Well, the question is, what do we mean when we say "Marvel movies?" We should make a distinction between movies that other studios have produced under license from Marvel Comics -- which includes 100 percent of the movies you two just mentioned -- and movies produced "in-house" by the production company called Marvel Studios, which is what we're referring to when we discuss the Marvel Cinematic Universe (i.e. all the interconnected films leading up to The Avengers). Sony/Columbia has the Spider-Man and Ghost Rider rights, Fox has X-Men, Daredevil/Elektra, and Fantastic Four, Lionsgate has Punisher. The Ang Lee Hulk was from Universal, though Marvel got the rights to the character back. Marvel has also just gotten the rights to Blade back from New Line, which produced the movies to date.

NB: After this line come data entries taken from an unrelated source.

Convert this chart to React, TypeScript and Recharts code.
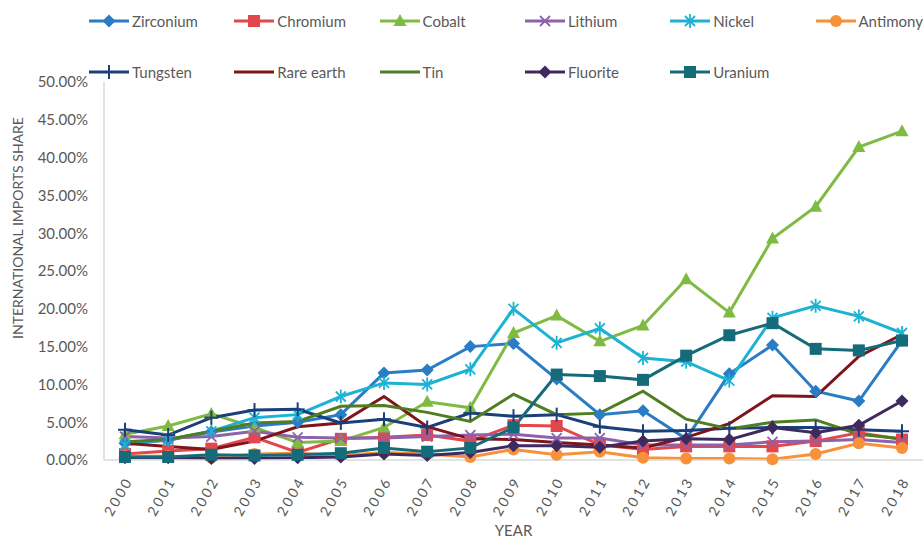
import { LineChart, Line, XAxis, YAxis, Legend } from "recharts";

const years = [
  "2000", "2001", "2002", "2003", "2004", "2005", "2006", "2007", "2008", "2009",
  "2010", "2011", "2012", "2013", "2014", "2015", "2016", "2017", "2018",
];

// import shares, in percent
const zirconium = [2.2, 2.6, 3.7, 4.5, 5.0, 6.0, 11.5, 11.9, 15.0, 15.4, 10.7, 6.0, 6.5, 2.8, 11.4, 15.2, 9.1, 7.8, 15.8];
const chromium = [0.8, 1.2, 1.5, 3.0, 1.0, 2.8, 3.0, 3.3, 2.5, 4.6, 4.5, 2.0, 1.4, 1.8, 1.8, 1.8, 2.5, 3.6, 2.7];
const cobalt = [3.4, 4.5, 6.1, 4.3, 2.3, 2.5, 4.3, 7.7, 6.9, 16.8, 19.1, 15.7, 17.8, 23.9, 19.5, 29.3, 33.5, 41.4, 43.5];
const lithium = [3.1, 2.9, 3.1, 3.8, 3.0, 2.9, 2.9, 3.1, 3.3, 3.4, 2.9, 2.9, 2.0, 2.0, 2.0, 2.4, 2.5, 2.7, 2.3];
const nickel = [2.0, 2.7, 3.8, 5.6, 6.0, 8.4, 10.2, 10.0, 12.0, 20.0, 15.5, 17.4, 13.5, 13.0, 10.5, 18.8, 20.4, 19.0, 16.8];
const antimony = [0.5, 0.5, 0.3, 0.8, 0.9, 0.6, 1.0, 0.8, 0.4, 1.4, 0.7, 1.1, 0.3, 0.2, 0.2, 0.1, 0.8, 2.2, 1.6];
const tungsten = [4.0, 3.3, 5.6, 6.6, 6.7, 4.9, 5.4, 4.3, 6.2, 5.8, 6.0, 4.4, 3.8, 3.9, 4.2, 4.3, 4.3, 4.0, 3.8];
const rareEarth = [2.2, 1.8, 1.4, 2.5, 4.4, 4.9, 8.4, 4.4, 2.8, 2.7, 2.3, 2.0, 1.6, 3.0, 4.8, 8.5, 8.4, 13.7, 16.6];
const tin = [2.4, 2.7, 3.8, 4.9, 5.1, 7.1, 7.2, 6.3, 5.1, 8.7, 6.0, 6.2, 9.1, 5.4, 4.1, 5.0, 5.3, 3.4, 2.8];
const fluorite = [0.3, 0.3, 0.2, 0.2, 0.3, 0.4, 0.8, 0.6, 1.0, 1.9, 1.9, 1.7, 2.5, 2.8, 2.7, 4.3, 3.6, 4.6, 7.8];
const uranium = [0.4, 0.4, 0.7, 0.6, 0.7, 0.9, 1.6, 1.1, 1.6, 4.3, 11.3, 11.1, 10.6, 13.8, 16.5, 18.1, 14.7, 14.5, 15.8];

const yTicks = [0, 5, 10, 15, 20, 25, 30, 35, 40, 45, 50];

type Shape = "diamond" | "square" | "triangle" | "x" | "star" | "circle" | "plus" | "none";

const series: { name: string; values: number[]; color: string; shape: Shape }[] = [
  { name: "Zirconium", values: zirconium, color: "#2a7cc4", shape: "diamond" },
  { name: "Chromium", values: chromium, color: "#e2474b", shape: "square" },
  { name: "Cobalt", values: cobalt, color: "#7fbb42", shape: "triangle" },
  { name: "Lithium", values: lithium, color: "#8d62ad", shape: "x" },
  { name: "Nickel", values: nickel, color: "#1db2d3", shape: "star" },
  { name: "Antimony", values: antimony, color: "#f7923a", shape: "circle" },
  { name: "Tungsten", values: tungsten, color: "#1b3f78", shape: "plus" },
  { name: "Rare earth", values: rareEarth, color: "#7e1518", shape: "none" },
  { name: "Tin", values: tin, color: "#4f7d21", shape: "none" },
  { name: "Fluorite", values: fluorite, color: "#3f2a60", shape: "diamond" },
  { name: "Uranium", values: uranium, color: "#166b7a", shape: "square" },
];

const rows = years.map((year, i) => {
  const row: Record<string, string | number> = { year };
  series.forEach((s) => (row[s.name] = s.values[i]));
  return row;
});

const FONT = "Lato, 'Open Sans', sans-serif";
const TEXT = "#595959";

function Marker({ cx, cy, shape, color }: { cx: number; cy: number; shape: Shape; color: string }) {
  switch (shape) {
    case "diamond":
      return <polygon points={`${cx},${cy - 6.5} ${cx + 6.5},${cy} ${cx},${cy + 6.5} ${cx - 6.5},${cy}`} fill={color} />;
    case "square":
      return <rect x={cx - 6} y={cy - 6} width={12} height={12} fill={color} />;
    case "triangle":
      return <polygon points={`${cx},${cy - 7} ${cx + 6.5},${cy + 5} ${cx - 6.5},${cy + 5}`} fill={color} />;
    case "circle":
      return <circle cx={cx} cy={cy} r={6} fill={color} />;
    case "x":
      return (
        <g stroke={color} strokeWidth={1.8}>
          <line x1={cx - 5} y1={cy - 5} x2={cx + 5} y2={cy + 5} />
          <line x1={cx - 5} y1={cy + 5} x2={cx + 5} y2={cy - 5} />
        </g>
      );
    case "star":
      return (
        <g stroke={color} strokeWidth={1.8}>
          <line x1={cx - 5} y1={cy - 5} x2={cx + 5} y2={cy + 5} />
          <line x1={cx - 5} y1={cy + 5} x2={cx + 5} y2={cy - 5} />
          <line x1={cx} y1={cy - 7} x2={cx} y2={cy + 7} />
        </g>
      );
    case "plus":
      return (
        <g stroke={color} strokeWidth={2}>
          <line x1={cx - 7} y1={cy} x2={cx + 7} y2={cy} />
          <line x1={cx} y1={cy - 7} x2={cx} y2={cy + 7} />
        </g>
      );
    default:
      return null;
  }
}

function YearTick({ x, y, payload }: any) {
  return (
    <text
      transform={`translate(${x + 4},${y + 10}) rotate(-60)`}
      textAnchor="end"
      dy="0.35em"
      fontSize={14}
      letterSpacing={2.5}
      fill={TEXT}
      fontFamily={FONT}
    >
      {payload.value}
    </text>
  );
}

function SeriesLegend() {
  return (
    <div style={{ position: "relative", width: 923, height: 90, fontFamily: FONT }}>
      {series.map((s, i) => {
        const col = i % 6;
        const row = Math.floor(i / 6);
        return (
          <div
            key={s.name}
            style={{
              position: "absolute",
              left: 88 + col * 145.3,
              top: row === 0 ? 11 : 62,
              display: "flex",
              alignItems: "center",
              whiteSpace: "nowrap",
              fontSize: 15,
              color: TEXT,
            }}
          >
            <svg width={42} height={20}>
              <line x1={1} y1={10} x2={41} y2={10} stroke={s.color} strokeWidth={3} />
              <Marker cx={21} cy={10} shape={s.shape} color={s.color} />
            </svg>
            <span style={{ marginLeft: 2 }}>{s.name}</span>
          </div>
        );
      })}
    </div>
  );
}

export default function App() {
  return (
    <div style={{ position: "fixed", left: 0, top: 0, width: 923, height: 538, background: "#fff", overflow: "hidden" }}>
      <LineChart width={923} height={538} data={rows} margin={{ top: 82, right: 0, bottom: 0, left: 0 }}>
        <Legend
          layout="horizontal"
          verticalAlign="middle"
          align="center"
          wrapperStyle={{ top: 0, left: 0, width: 923 }}
          content={() => <SeriesLegend />}
        />
        <XAxis
          dataKey="year"
          height={78}
          padding={{ left: 21, right: 21 }}
          axisLine={{ stroke: "#d9d9d9", strokeWidth: 1.5 }}
          tickLine={false}
          interval={0}
          tick={<YearTick />}
          label={{ value: "YEAR", position: "insideBottom", offset: 2, fill: TEXT, fontSize: 15, fontFamily: FONT }}
        />
        <YAxis
          width={104}
          domain={[0, 50]}
          ticks={yTicks}
          tickSize={0}
          tickMargin={16}
          axisLine={{ stroke: "#d9d9d9", strokeWidth: 1.5 }}
          tickLine={false}
          tickFormatter={(v: number) => `${v.toFixed(2)}%`}
          tick={{ fontSize: 15, fill: TEXT, fontFamily: FONT }}
          label={{
            content: () => (
              <text
                x={19}
                y={228}
                transform="rotate(-90, 19, 228)"
                textAnchor="middle"
                dominantBaseline="middle"
                fontSize={14}
                fill={TEXT}
                fontFamily={FONT}
              >
                INTERNATIONAL IMPORTS SHARE
              </text>
            ),
          }}
        />
        {series.map((s) => (
          <Line
            key={s.name}
            type="linear"
            dataKey={s.name}
            stroke={s.color}
            strokeWidth={3}
            dot={(p: any) => (
              <g key={`${s.name}-${p.index}`}>
                <Marker cx={p.cx} cy={p.cy} shape={s.shape} color={s.color} />
              </g>
            )}
            activeDot={false}
            isAnimationActive={false}
          />
        ))}
      </LineChart>
    </div>
  );
}
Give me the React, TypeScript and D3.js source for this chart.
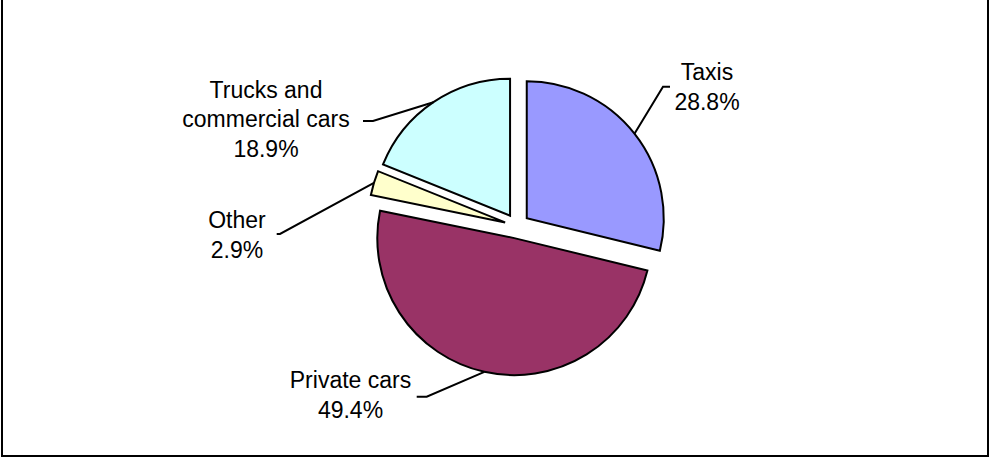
import React from "react";
import * as d3 from "d3";

const categories = ["Taxis", "Private cars", "Other", "Trucks and commercial cars"];
const values = [28.8, 49.4, 2.9, 18.9];
const colors = ["#9999FF", "#993366", "#FFFFCC", "#CCFFFF"];
const labelLines = [["Taxis"], ["Private cars"], ["Other"], ["Trucks and", "commercial cars"]];

// layout of label blocks: [centerX, firstBaseline], elbow point, horizontal tail end
const labelLayout = [
  { x: 707, y: 80, elbow: [663, 86.7], tail: [670, 86.7] },
  { x: 350.5, y: 388.3, elbow: [426.7, 396.7], tail: [416.7, 396.7] },
  { x: 237, y: 228.3, elbow: [280, 234], tail: [276.7, 234] },
  { x: 266, y: 97.7, elbow: [373, 121], tail: [363, 121] },
];

const W = 989;
const H = 459;
const CX = 517;
const CY = 226;
const R = 137;
const EXPLODE = 12.4;
const LINE_H = 29.7;

export default function App() {
  const pie = d3.pie<number>().sort(null).startAngle(0).endAngle(2 * Math.PI);
  const arcs = pie(values);
  const arcGen = d3.arc<d3.PieArcDatum<number>>().innerRadius(0).outerRadius(R);
  const total = d3.sum(values);

  return (
    <svg
      width={W}
      height={H}
      style={{ position: "fixed", left: 0, top: 0, background: "#fff" }}
      fontFamily="'Liberation Sans', Arial, sans-serif"
    >
      <rect x={0} y={0} width={W} height={H} fill="#fff" />
      <rect x={2} y={-10} width={986} height={466} fill="none" stroke="#000" strokeWidth={2} />
      {arcs.map((a, i) => {
        const mid = (a.startAngle + a.endAngle) / 2;
        const ox = CX + EXPLODE * Math.sin(mid);
        const oy = CY - EXPLODE * Math.cos(mid);
        const px = ox + R * Math.sin(mid);
        const py = oy - R * Math.cos(mid);
        const L = labelLayout[i];
        const pct = ((a.data / total) * 100).toFixed(1) + "%";
        const lines = [...labelLines[i], pct];
        return (
          <g key={categories[i]}>
            <path
              d={arcGen(a) || ""}
              transform={`translate(${ox},${oy})`}
              fill={colors[i]}
              stroke="#000"
              strokeWidth={2}
              strokeLinejoin="miter"
            />
            <polyline
              points={`${px},${py} ${L.elbow[0]},${L.elbow[1]} ${L.tail[0]},${L.tail[1]}`}
              fill="none"
              stroke="#000"
              strokeWidth={2}
            />
            <text textAnchor="middle" fontSize={23} fill="#000">
              {lines.map((t, j) => (
                <tspan key={j} x={L.x} y={L.y + j * LINE_H}>
                  {t}
                </tspan>
              ))}
            </text>
          </g>
        );
      })}
    </svg>
  );
}
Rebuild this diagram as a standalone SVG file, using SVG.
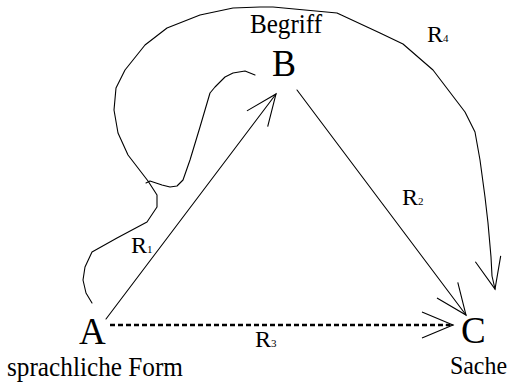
<svg xmlns="http://www.w3.org/2000/svg" width="511" height="383" viewBox="0 0 511 383">
  <defs>
    <style>
      text { font-family: "Liberation Serif", "Times New Roman", "DejaVu Serif", serif; fill: #000; }
      .big { font-size: 37px; }
      .lbl { font-size: 27px; }
      .r { font-size: 24px; }
      .sub { font-size: 11px; }
      .ln { fill: none; stroke: #000; stroke-width: 1.1; stroke-linejoin: round; stroke-linecap: round; }
      .dash { fill: none; stroke: #000; stroke-width: 2.6; stroke-dasharray: 5 3; }
    </style>
    <marker id="open" markerUnits="userSpaceOnUse" markerWidth="40" markerHeight="40" viewBox="-36 -18 40 36" refX="0" refY="0" orient="auto">
      <path d="M -31 -13 L 0 0 L -31 13" fill="none" stroke="#000" stroke-width="1.1"/>
    </marker>
  </defs>
  <rect width="511" height="383" fill="#fff"/>

  <g id="connectors">
    <path class="ln" d="M 106 319 L 276 94" marker-end="url(#open)"/>
    <path class="ln" d="M 297 90 L 466 315" marker-end="url(#open)"/>
    <path class="dash" d="M 110 325 L 450 325"/>
    <path class="ln" d="M 446 325 L 453 325" marker-end="url(#open)"/>
    <path class="ln" d="M 92 303 L 86 293 L 83 280 L 85 267 L 92 252 L 117 238 L 147 222 L 157 207 L 157 195 L 148 181 L 128 155 L 118 133 L 114 110 L 116 88 L 125 70 L 145 45 L 167 28 L 200 15 L 233 8 L 260 7 L 273 7 L 337 13 L 380 33 L 403 44 L 433 70 L 465 112 L 475 132 L 480 160 L 485 197 L 488 223 L 491 257 L 492 276 L 495 289" marker-end="url(#open)"/>
    <path class="ln" d="M 146 183 L 150 181 L 162 185 L 170 187 L 177 186 L 183 180 L 190 160 L 200 127 L 210 93 L 215 87 L 225 77 L 233 73 L 245 71 L 255 75"/>
    <text class="r" x="131" y="253">R<tspan class="sub">1</tspan></text>
    <text class="r" x="402" y="205">R<tspan class="sub">2</tspan></text>
    <text class="r" x="255" y="347">R<tspan class="sub">3</tspan></text>
    <text class="r" x="427" y="42">R<tspan class="sub">4</tspan></text>
  </g>

  <g id="node-A">
    <text class="big" x="79" y="344">A</text>
    <text class="lbl" x="7" y="376" textLength="176" lengthAdjust="spacingAndGlyphs">sprachliche Form</text>
  </g>
  <g id="node-B">
    <text class="lbl" x="250" y="33" textLength="72" lengthAdjust="spacingAndGlyphs">Begriff</text>
    <text class="big" x="272" y="76" textLength="24" lengthAdjust="spacingAndGlyphs">B</text>
  </g>
  <g id="node-C">
    <text class="big" x="461" y="343">C</text>
    <text class="lbl" x="450" y="374" style="font-size:25px" textLength="57" lengthAdjust="spacingAndGlyphs">Sache</text>
  </g>
</svg>
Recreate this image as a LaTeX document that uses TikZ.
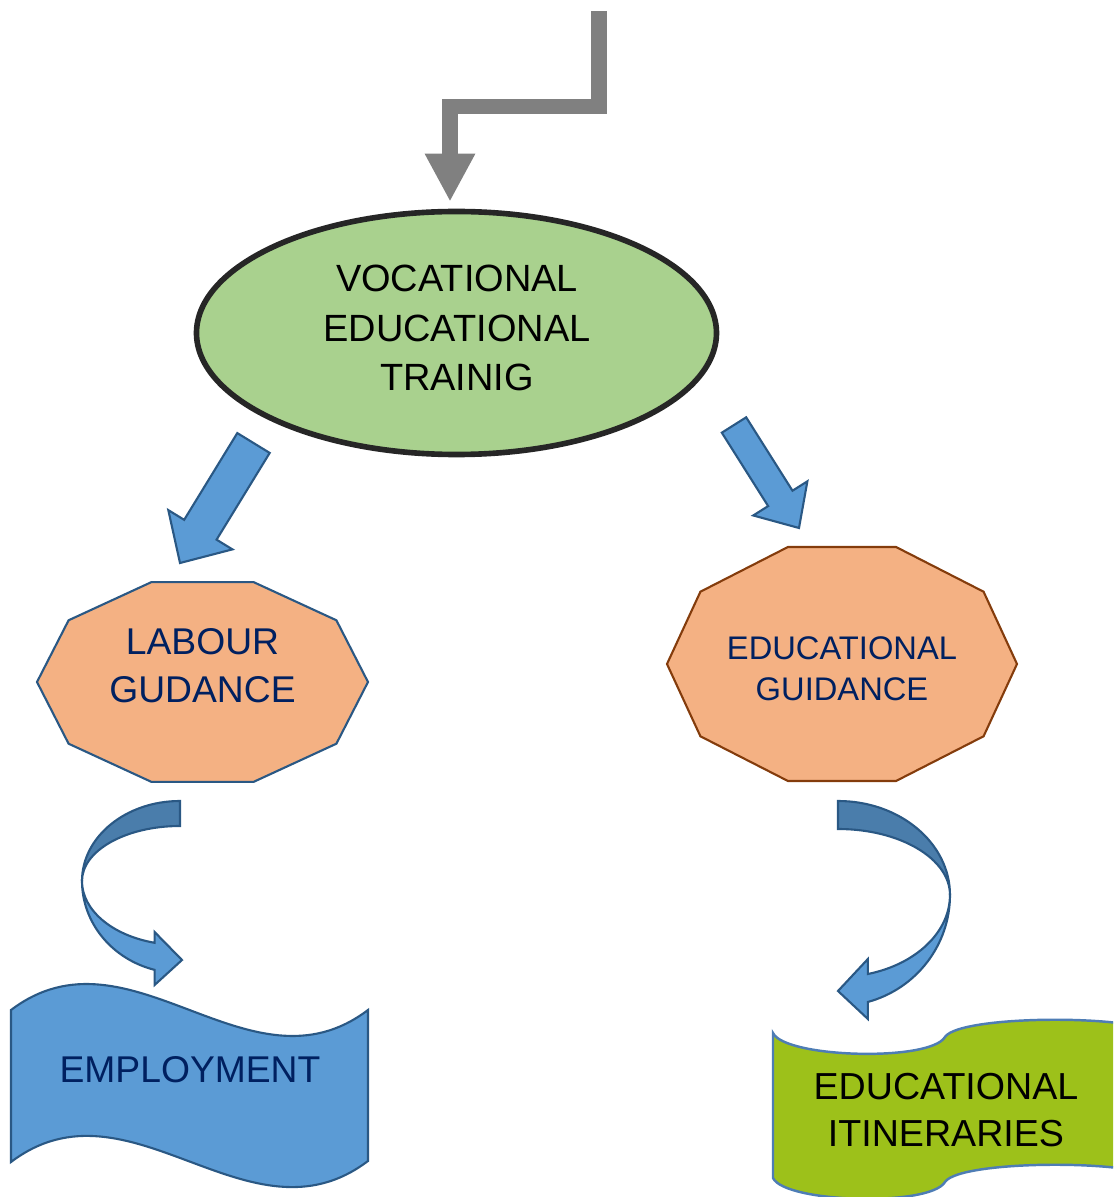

And actually Fox does have Fantastic Four and Daredevil reboots in development. The way these licensing deals work is that the rights revert to the owner if the licensee doesn't use them within a certain amount of time. So it's in the licensees' interest to keep making films based on these characters so that they don't lose the rights. That's why Sony is rebooting Spider-Man so soon after the Raimi films ended.

So since we're talking about different studios here, the success or failure of franchises like Spidey, X-Men, and FF don't necessarily reflect on the profitability of the Marvel Cinematic Universe itself, i.e. Iron Man, The Incredible Hulk, Iron Man 2, Thor, Captain America, The Avengers, and any further sequels or spinoffs to follow. Those films, other than TIH, seem to have performed consistently strongly to date.